The 12th general election on January 7, 2024, in which Arafat was elected and subsequently appointed State Minister for Information and Broadcasting, was also subject to criticism regarding its fairness. Transparency International Bangladesh (TIB) published a report on the election, which Arafat, in his ministerial role, criticized as not adhering to international research standards and accused TIB of attempting to mislead the public with false information. General criticisms surrounding this election included accusations that the ruling Awami League fielded "dummy" candidates to create a veneer of competition and that state machinery was used to intimidate independent candidates and pressure citizens into voting.
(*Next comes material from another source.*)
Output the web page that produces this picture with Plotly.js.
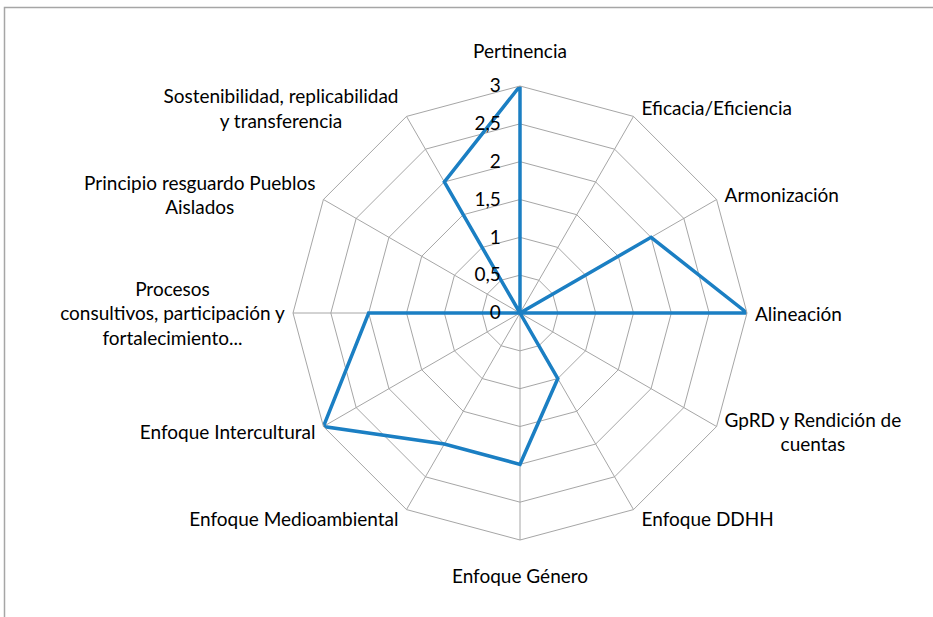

The United States State Department later commented that the January 2024 general election in Bangladesh was not free and fair. Reports from election day also detailed instances of journalists being attacked and obstructed while trying to cover alleged irregularities, including ballot stuffing by supporters of the Awami League.

In May 2025, a case was reportedly filed in Narayanganj District Judge Court against several individuals, including Mohammad A. Arafat and then-former Prime Minister Sheikh Hasina, accusing them of involvement in "voter-less national elections" and alleging that the last three general elections under Sheikh Hasina's administration were marred by irregularities, fraud, and manipulation.

Arafat, representing the Awami League, defended the 2024 elections, stating that holding them was a constitutional requirement and arguing that the Awami League had no motive to rig the polls, particularly given the main opposition's boycott. He acknowledged that the election might not appear complete without the participation of the Bangladesh Nationalist Party (BNP). He also attributed lower official voter turnout figures to factors such as voters residing overseas or migrating internally without updating their electoral information.

== Personal life ==
Arafat married Shomi Kaiser, actress and daughter of Shahidullah Kaiser and Panna Kaiser, on 24 July 2008. They divorced in 2015. He later married Sharmin Mustary.